Canning Town Caravanserai – an urban laboratory
Lucy Schofield about the Trade School
Kick-starting a new generation of public spaces: Canning Town Caravanserai (CTC) lies close to the Olympic venues and is expected to have both local and global impact, before, during and after the Olympic Games.
This East London grass-roots project brings together community, art, enterprise, entertainment, gardening, cultures – and trade. Business always has been a significant part of a caravanserai, on the world famous Silk Route as well as now parallel to the Silvertown Way.
We meet Lucy Schofield who is involved in helping to organise a season for the Trade School (with Laura Olivia and Taty), which is hosted by the CTC.
Together with Laura Billings and Tessa Brinton who are involved in setting up the London Branch Lucy works on a concept of trade which runs on barter. No money changes hands (which might be helpful in times of economic crises).
It is not a bad location for learning trade: The proximity to the Olympic walkway will bring an estimated 20 000 people per day past the site of CTC.
Lucy, how does the Trade School work?
The Trade School is a self-organized learning space that runs on barter. The first ever Trade School began in New York and now, only 3 years later, the coop has spread across the world to 10 more locations, including Milan, Singapore, and of course London. In April 2012 four Londoners got together and launched Trade School London opening with 13 classes in their first season, hosted by FARM:shop Dalston, an urban farm / cafe in Hackney. And now Trade School London is going outdoors in Canning Town’s very own Caravanserai’s open-air classrooms.
“Barter for instruction” allows people who have a skill (at anything) to share it with others who are interested to learn, in exchange for one of the teacher’s requested items: objects, artwork, advice, a service or food. The power of sharing is just about anything.
What is the most important ressource of CTC’s economy?
Definitely skills. The ethos of the Caravanserai is that value and learning as equally as important as a money-based economy, and therefore one of the key components of the scheme is skills sharing. People can use the Caravanserai as a site for both learning and teaching without monetary exchange, and on a trust-based system. We don’t have much money, but we do have people resources: volunteers, skilled community groups and friends in the local area. A lot of our materials are donated from local building sites, from the Olympic park and the ExCel exhibition centre.
It is perfect that we are south of Stratford and the Olympic Park, opposite a major Olympics transport hub and along the Olympic walking route to the ExCel Centre, which will host several events for the London 2012 Olympic and Paralympic Games.

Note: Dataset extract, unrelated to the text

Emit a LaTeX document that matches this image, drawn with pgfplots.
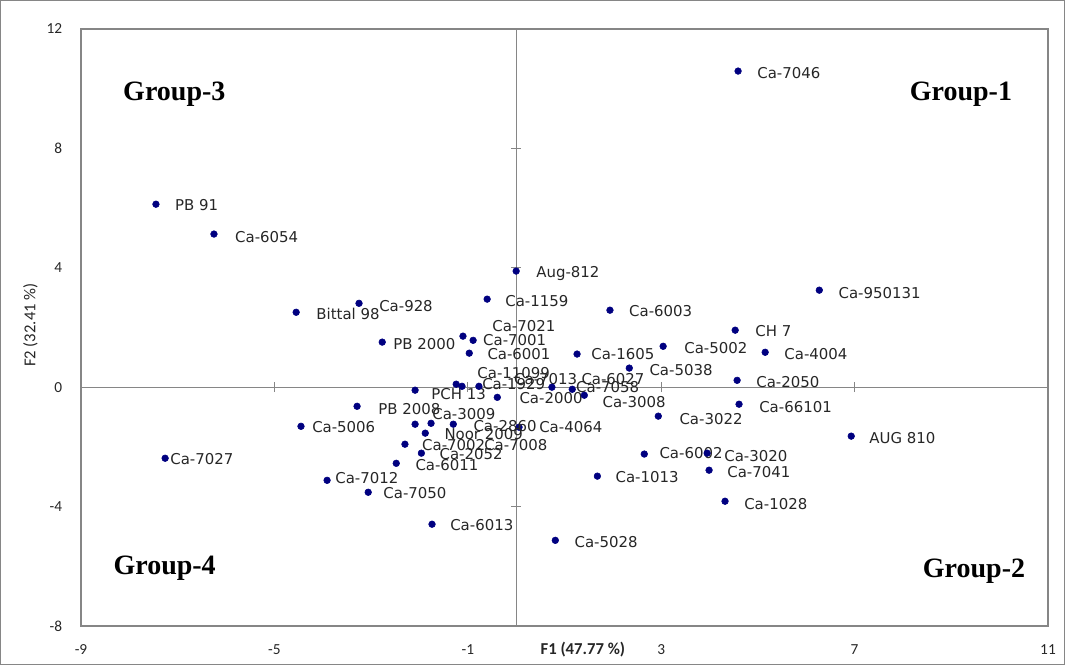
\documentclass[border=0pt]{standalone}
\usepackage{fontspec}
\usepackage{pgfplots}
\usepackage{pgfplotstable}
\pgfplotsset{compat=1.18}
\setmainfont{DejaVu Sans}
\newfontfamily\calfont{Carlito}
\newfontfamily\grpfont{Liberation Serif}
\definecolor{ptc}{RGB}{0,0,128}
\definecolor{frc}{RGB}{134,134,134}

\pgfplotstableread[col sep=comma]{
x,y,dx,dy,label
-7.45,6.13,19,-1,PB 91
-6.25,5.13,21,-3,Ca-6054
-4.55,2.51,20,-2,Bittal 98
-3.25,2.81,20,-3,Ca-928
-2.77,1.51,11,-2,PB 2000
4.59,10.59,19,-2,Ca-7046
0.00,3.89,20,-2,Aug-812
-0.60,2.95,18,-2,Ca-1159
1.94,2.58,19,-1,Ca-6003
6.27,3.25,19,-3,Ca-950131
4.53,1.91,20,-1,CH 7
3.04,1.37,21,-2,Ca-5002
5.15,1.17,19,-2,Ca-4004
1.26,1.11,14,0,Ca-1605
2.34,0.64,20,-2,Ca-5038
4.57,0.23,19,-2,Ca-2050
4.61,-0.57,20,-3,Ca-66101
6.93,-1.64,18,-2,AUG 810
2.94,-0.97,21,-3,Ca-3022
2.65,-2.24,15,1,Ca-6002
3.95,-2.21,17,-3,Ca-3020
3.99,-2.78,18,-2,Ca-7041
4.32,-3.82,19,-3,Ca-1028
1.68,-2.98,18,-1,Ca-1013
0.81,-5.13,19,-2,Ca-5028
-1.74,-4.59,18,-1,Ca-6013
-3.06,-3.52,15,-1,Ca-7050
-3.91,-3.12,8,2,Ca-7012
-7.26,-2.38,5,-1,Ca-7027
-4.45,-1.31,11,-1,Ca-5006
-3.29,-0.64,21,-3,PB 2008
-1.10,1.71,20,-4,Ca-7001
-0.89,1.57,19,14,Ca-7021
-0.97,1.14,18,-1,Ca-6001
-2.09,-0.10,16,-4,PCH 13
-1.24,0.10,21,11,Ca-11099
-1.12,0.03,20,2,Ca-1929
-0.77,0.03,35,7,Ca-7013
-0.39,-0.34,22,-1,Ca-2000
0.74,0.00,24,0,Ca-7058
1.16,-0.07,9,10,Ca-6027
1.41,-0.27,18,-7,Ca-3008
0.06,-1.34,20,0,Ca-4064
-2.09,-1.24,17,10,Ca-3009
-1.76,-1.21,53,-22,Ca-7008
-1.88,-1.54,19,-1,Noor 2009
-1.30,-1.24,20,-2,Ca-2860
-2.30,-1.91,17,-1,Ca-7002
-1.96,-2.21,18,-1,Ca-2052
-2.48,-2.55,19,-2,Ca-6011
}\pcadata

\begin{document}
\begin{tikzpicture}
% central cross lines with crossing ticks
\begin{axis}[
  width=725.25pt, height=447.75pt, scale only axis,
  xmin=-9, xmax=11, ymin=-8, ymax=12,
  axis lines=middle,
  axis line style={frc, line width=0.8pt, -},
  xtick={-9,-5,-1,3,7,11}, ytick={-8,-4,0,4,8,12},
  xticklabels={}, yticklabels={},
  tick align=center, major tick length=7.5pt,
  tick style={frc, line width=0.8pt},
]
\end{axis}
% main axis: frame, tick labels, data
\begin{axis}[
  name=main,
  width=725.25pt, height=447.75pt, scale only axis,
  xmin=-9, xmax=11, ymin=-8, ymax=12,
  axis line style={frc, line width=0.8pt},
  xtick={-9,-5,-1,3,7,11}, ytick={-8,-4,0,4,8,12},
  major tick length=0pt, tick style={draw=none},
  /pgf/number format/assume math mode=true,
  ticklabel style={font=\calfont\fontsize{11.5}{13}\selectfont, text=black!85},
  xticklabel style={anchor=center, inner sep=0pt, yshift=-18pt},
  yticklabel style={anchor=east, inner sep=0pt, xshift=-14pt},
  xlabel={F1 (47.77 \%)},
  ylabel={F2 (32.41 \%)},
  every axis x label/.style={at={(rel axis cs:0.519,0)}, anchor=center, yshift=-18pt,
     font=\calfont\bfseries\fontsize{12.5}{14}\selectfont, text=black!85},
  every axis y label/.style={at={(rel axis cs:0,0.504)}, anchor=center, xshift=-38pt, rotate=90,
     font=\calfont\fontsize{12.5}{14}\selectfont, text=black!85},
  clip=false,
]
\addplot[only marks, mark=*, mark size=2.5pt, color=ptc,
  point meta=explicit symbolic,
  visualization depends on={\thisrow{dx}\as\lx},
  visualization depends on={\thisrow{dy}\as\ly},
  nodes near coords,
  nodes near coords align={anchor=west},
  every node near coord/.append style={anchor=west, inner sep=0pt, text=black!85,
     font=\fontsize{11.2}{13}\selectfont, xshift={\lx*0.75pt}, yshift={\ly*0.75pt}},
] table[x=x, y=y, meta=label] {\pcadata};

\node[font=\grpfont\bfseries\fontsize{21}{24}\selectfont] at (axis cs:-7.07,9.82) {Group-3};
\node[font=\grpfont\bfseries\fontsize{21}{24}\selectfont] at (axis cs:9.20,9.82) {Group-1};
\node[font=\grpfont\bfseries\fontsize{21}{24}\selectfont] at (axis cs:-7.27,-6.06) {Group-4};
\node[font=\grpfont\bfseries\fontsize{21}{24}\selectfont] at (axis cs:9.47,-6.16) {Group-2};
\end{axis}
\draw[frc, line width=0.8pt] ([xshift=-60.35pt, yshift=-28.85pt]main.south west)
   rectangle ([xshift=12.35pt, yshift=21.35pt]main.north east);
\end{tikzpicture}
\end{document}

When people passing by they can see vibrant, adaptable, open courtyard, and running along one side there are small micro enterprise units and bustling production spaces where innovative and sustainable business ventures are invented or re-imagined. Towards the back of the site we’ll build a half pipe for skating and next to it an open landscape.
What is the impact on the Borough?
We promote entrepreneurial activities and encourages business start-ups and incubator opportunities. But things like this do not happen over night.
Kind of a global market then. Will the Trade School be there after the Olympic games?
I hope it will be settled then. At the moment we built up the physical and social manifestation through engagement and activity. Long-term CTC is a living manifesto for a new generation of public spaces. I believe in the idea that CTC is like the ancient caravanserai predecessors will be a destination, an exemplar of Newham’s policy to attract people to live, work and stay.